Dadurch ist die dritte Staffel nicht nur bunter als ihre Vorgänger, sondern auch extrem düster. Es gibt mehr Szenen, die rohe Gewalt zeigen, viele, die in der Dunkelheit oder in kargen Räumlichkeiten spielen und durch die höhere Anzahl an Antagonisten nehmen auch die beängstigenden Vorfälle und der psychische Leidensdruck der Charaktere zu. Der Horror ist in dieser Staffel sehr präsent in Hawkins. In diesem Spannungsfeld zwischen knalliger Farbenfreude und düsterer Atmosphäre liegt die Stärke der Bilder und Stranger Things übertrifft sich wieder einmal selbst in seiner visuellen Umsetzung.
Hawkins tritt noch mehr in den Vordergrund und man könnte argumentieren, dass die Stadt sich langsam selbst zu einem Seriencharakter entwickelt. Denn sie ist eng mit der Handlung verbunden und der Blickwinkel auf die Stadt weitet sich aus, indem mehr Nebenrollen und städtische Themen in die Handlung mit einbezogen werden. Beispielsweise erfährt man etwas über die Mentalität in der von Männern dominierten Zeitungsredaktion von The Hawkins Post oder über die Beweggründe der Proteste gegen die Eröffnung der Starcourt Mall. Der Ort des Geschehens wird dadurch noch nahbarer und man kann sich in den Zeitgeist und die Probleme der Kleinstadt einfühlen. Die Starcourt Mall als zentraler Treffpunkt der städtischen Gemeinschaft bildet zudem die Kulisse für einen phänomenalen Schlusskampf, der visuell nicht besser hätte umgesetzt werden können und einen als Zuschauer vom Stuhl haut.
Ob es mit der Serie weitergeht und welche Rolle Hawkins zukünftig spielen wird, bleibt abzuwarten – doch lässt das Staffelende auf eine Fortsetzung hoffen. Die Produktion einer vierten Staffel wurde schon 2018 von Regisseur und Executive Producer Shawn Levy angedeutet, jedoch noch nicht offiziell von Netflix bestätigt.
Die dritte Staffel des Netflix-Hits Stranger Things wird dem Hype erneut gerecht.

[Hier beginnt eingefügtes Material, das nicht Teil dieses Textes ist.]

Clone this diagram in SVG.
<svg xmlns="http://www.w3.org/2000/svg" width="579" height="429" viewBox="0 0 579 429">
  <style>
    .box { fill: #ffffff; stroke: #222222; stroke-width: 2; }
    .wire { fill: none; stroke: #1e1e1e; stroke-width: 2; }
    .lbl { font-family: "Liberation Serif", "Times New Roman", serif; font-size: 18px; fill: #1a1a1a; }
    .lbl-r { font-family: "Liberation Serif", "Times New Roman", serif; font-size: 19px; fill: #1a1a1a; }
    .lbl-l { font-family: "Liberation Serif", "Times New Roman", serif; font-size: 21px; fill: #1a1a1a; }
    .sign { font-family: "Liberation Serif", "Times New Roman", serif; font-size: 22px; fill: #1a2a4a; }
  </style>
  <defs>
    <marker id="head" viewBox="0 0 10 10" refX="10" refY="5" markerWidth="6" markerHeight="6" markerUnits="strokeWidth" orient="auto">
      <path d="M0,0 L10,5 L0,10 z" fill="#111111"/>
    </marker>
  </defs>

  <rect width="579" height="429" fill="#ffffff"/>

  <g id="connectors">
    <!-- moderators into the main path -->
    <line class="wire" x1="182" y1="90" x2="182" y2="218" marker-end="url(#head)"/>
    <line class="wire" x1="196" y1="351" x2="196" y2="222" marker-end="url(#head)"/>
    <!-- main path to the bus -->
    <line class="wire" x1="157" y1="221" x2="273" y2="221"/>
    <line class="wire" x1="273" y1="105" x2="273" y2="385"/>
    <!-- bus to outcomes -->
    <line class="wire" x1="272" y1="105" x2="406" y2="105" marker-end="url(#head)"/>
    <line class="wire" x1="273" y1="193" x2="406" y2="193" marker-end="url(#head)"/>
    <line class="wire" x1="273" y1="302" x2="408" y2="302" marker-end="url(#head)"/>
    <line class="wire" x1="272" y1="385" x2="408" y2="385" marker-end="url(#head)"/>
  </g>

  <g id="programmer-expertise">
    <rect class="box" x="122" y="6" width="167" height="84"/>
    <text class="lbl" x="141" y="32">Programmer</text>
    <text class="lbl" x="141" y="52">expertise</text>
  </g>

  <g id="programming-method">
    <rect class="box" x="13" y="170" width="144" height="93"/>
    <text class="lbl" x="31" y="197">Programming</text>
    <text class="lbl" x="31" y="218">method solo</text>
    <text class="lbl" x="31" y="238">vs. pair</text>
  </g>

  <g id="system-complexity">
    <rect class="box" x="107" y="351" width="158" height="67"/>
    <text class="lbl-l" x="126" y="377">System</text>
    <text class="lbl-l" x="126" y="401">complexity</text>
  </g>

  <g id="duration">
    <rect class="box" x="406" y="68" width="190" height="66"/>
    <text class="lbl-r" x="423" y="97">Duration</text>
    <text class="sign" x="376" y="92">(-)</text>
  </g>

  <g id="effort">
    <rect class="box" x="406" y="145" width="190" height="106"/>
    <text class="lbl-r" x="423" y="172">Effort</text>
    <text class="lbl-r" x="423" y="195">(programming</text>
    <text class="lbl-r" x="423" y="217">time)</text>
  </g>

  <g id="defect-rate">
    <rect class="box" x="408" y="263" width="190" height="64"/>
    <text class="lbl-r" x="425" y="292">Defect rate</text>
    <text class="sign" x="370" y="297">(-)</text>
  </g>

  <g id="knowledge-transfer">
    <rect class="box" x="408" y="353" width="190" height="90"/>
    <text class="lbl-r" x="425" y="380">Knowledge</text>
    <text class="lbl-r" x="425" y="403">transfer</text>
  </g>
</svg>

Auch wenn es nach den ersten beiden Staffeln kaum zu glauben ist, übertrifft die Serie sich in ihrer visuellen Umsetzung hier doch noch einmal selbst und raubt einem restlos den Atem. Mit ihrer Mischung aus knalligen 80ern und düsterem Horror ist sie ein konstanter Blickfang und auch inhaltlich wird der Zuschauer gut unterhalten. Das Altern der Schauspieler wird gekonnt mit der Handlung verwoben und schafft Raum für neue Konflikte und Beziehungen. Ein bisschen Nostalgie ist auch dabei, denn mit der Thematik des Älterwerdens wird auch das Mitfühlpotenzial beim Zuschauer geweckt. Viele Charaktere befinden sich in einem neuen Lebensabschnitt und auch wenn vereinzelte Charakterentwicklungen und Handlungsstränge nicht ganz glaubwürdig sind, überzeugt die Geschichte als Ganzes. Nicht nur Fans sollten diese Staffel bis zum Ende sehen.